A União Europeia não tem agido em conjunto em uma série de questões. Na guerra do Iraque, só para citar um deles, a Grã-Bretanha apoiou os EUA, enquanto outros países não queriam a invasão. As divergências não fragilizam a política externa do bloco?

Não podemos negar que existem divergências entre os Estados membros. Temos 27 Estados com tradições diplomáticas muito diferentes e com um peso relativo no mundo muito diferente. Estamos conscientes disso e procuramos um mecanismo para política externa europeia. A criação do posto do alto representante da UE para a política externa foi o primeiro passo. A função, atualmente, é desempenhada por Javier Solana, que tem grande experiência de diplomacia bilateral e multilateral. Cabe destacar que, quando a questão da guerra do Iraque foi tratada, a divisão também não era tão simples como Reino Unido contra o resto da Europa.

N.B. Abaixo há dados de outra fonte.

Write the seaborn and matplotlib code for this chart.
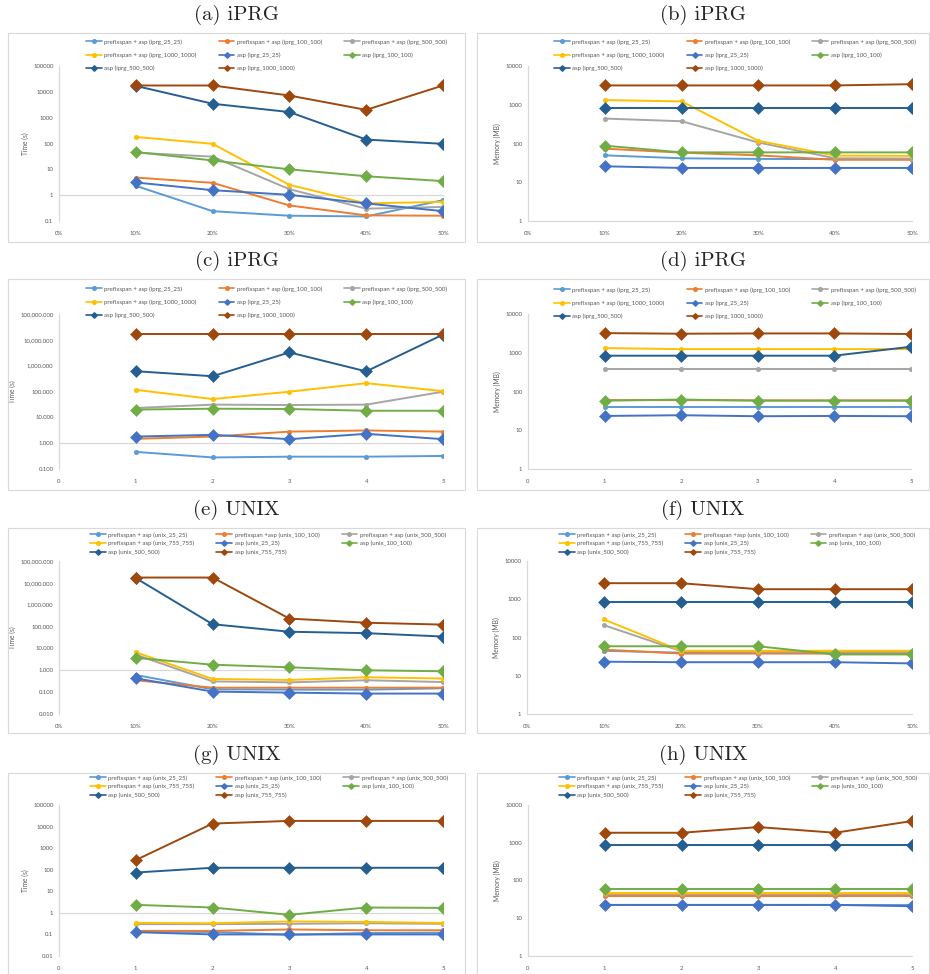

Desde o Tratado de Paris, em 1951, e o Tratado de Roma, em 1957, embriões da UE, a integração do bloco caminhou com avanços e retrocessos. Há risco, hoje, de algum país se desmembrar da comunidade?

No estado atual da integração e na maneira como isso influencia o cotidiano do cidadão, acho muito improvável. Até os eurocéticos mais destacados da Europa raramente falam da dissolução do bloco ou da saída dos seus países.

A UE pretende agregar todos os países da Europa, inclusive do Leste Europeu? Qual o tamanho ideal, se existe, da UE?

Bem, é difícil definir o tamanho ideal. Nós todos queremos ter uma Europa forte e aberta a todos. Mas cada país que adere tem de cumprir critérios rigorosos. E o debate sobre o limite final da União Europeia é uma questão que deixa ocupados os mais destacados intelectuais da Europa.

Os países da América Latina, em especial o Brasil, criticam a política protecionista de membros da UE, principalmente no setor agrícola. Os subsídios e as barreiras comerciais não vão contra a tese de que a abertura comercial é o melhor remédio para acabar com a crise mundial?

A pergunta sobre a proteção à agricultura na Europa é tão sensível como a pergunta da proteção da indústria no Brasil. Cada um tem o seu protecionismo, que deve ser resolvido nas grandes negociações comerciais, seja na Agenda Doha para o Desenvolvimento ou nas negociações entre a UE e o Mercosul.